Canadian writer and officeholder (1820–1908)

Charles Lindsey (7 February 1820 – 12 April 1908) was an English-born Canadian journalist, editor, writer, and officeholder. He was the first editor of the Toronto Leader and published a biography on his father-in-law William Lyon Mackenzie, The Life and Times of Wm. Lyon Mackenzie (1862).

==Life and career==

Charles Lindsey was born 7 February 1820 in Strubby, England, as the third son of Charles and Susannah Lindsey. He graduated from a grammar school in Lincoln and apprenticed at a press there. At 22 he emigrated to the Province of Canada to find employment as a writer. He first joined the staff of a newspaper in Port Hope where he wrote with a Reform slant. In 1846 publisher James Lesslie hired him for the Reformist Toronto Examiner.

Lindsey became politically active and met regularly with those who were to form the Clear Grits faction in 1850, and gave voice to their views by publishing the North American with William McDougall. He was critical of Robert Baldwin and Louis-Hippolyte Lafontaine and opposed giving in to majority French-Canadian interests, writing "we shall get no real reforms from the French". The North American and Clear Grits lent its support to Francis Hincks, who became co-Premier in 1851. On 22 January 1852 Lindsey married Janet Mackenzie (d. 1906), a daughter of William Lyon Mackenzie. The couple had four sons and three daughters.

When James Beaty, Sr., founded the Toronto Leader in 1852 he hired Lindsey as editor. There, Lindsey put his support behind Hincks's government, to the consternation of many Reformers who had become disappointed with Hincks. Lindsey's politics were liberal and avoided the extremes of the Tories and the Grits. The paper came to rival Brown's Globe in influence. Lindsey was appointed an honorary commissioner to the 1855 World Exposition in Paris. In 1862 he published a biography of William Lyon Mackenzie, arguing the long-term positive effects of the Upper Canada Rebellion of 1837.

After a series of illnesses Lindsey left editorial work in 1867 to take a sinecure as registrar of deeds for Toronto, and continued to write political articles for the Mail, the Monetary Times, and the Canadian Monthly and National Review on issues such as free trade and separation of church and state. He became active in the nationalist Canada First movement, was a member of the movement's political arm, the Canadian National Association, edited the movement's organ The Nation, and named his son George Goldwin Smith after the Canada First co-founder Goldwin Smith.

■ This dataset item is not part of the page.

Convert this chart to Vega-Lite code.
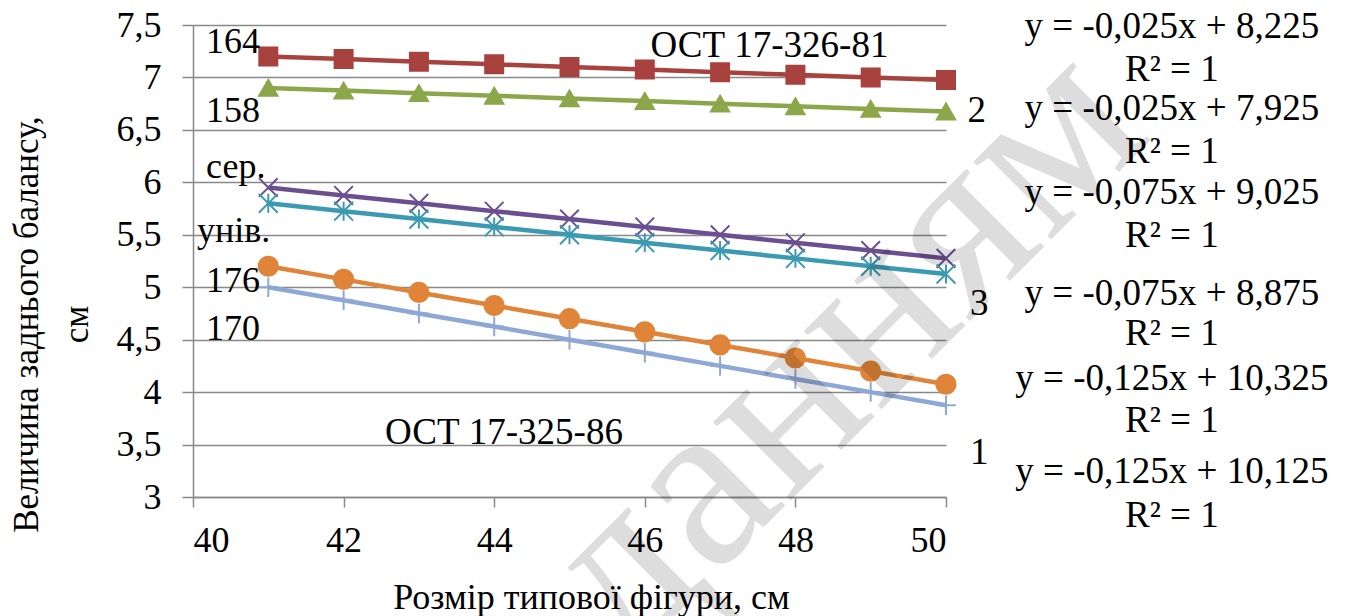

Lindsey was an inaugural member of the Royal Society of Canada upon its founding in 1882. He continued as registrar of deeds of western Toronto until he retired in 1906. He died after a short illness at his son George's home on 12 April 1908 and was buried in the Mackenzie plot at the Toronto Necropolis.

==Political philosophy==

Lindsey was a moderate reformer.

==Bibliography==

- The Clergy Reserves (1851)
- Prohibitory Liquor Laws (1855)
- The Prairies of the Western States (1860)
- The Life and Times of Wm. Lyon Mackenzie (1862, two volumes)
- An Investigation of the Unsettled Boundaries of Ontario (1873)
- Rome in Canada (1877)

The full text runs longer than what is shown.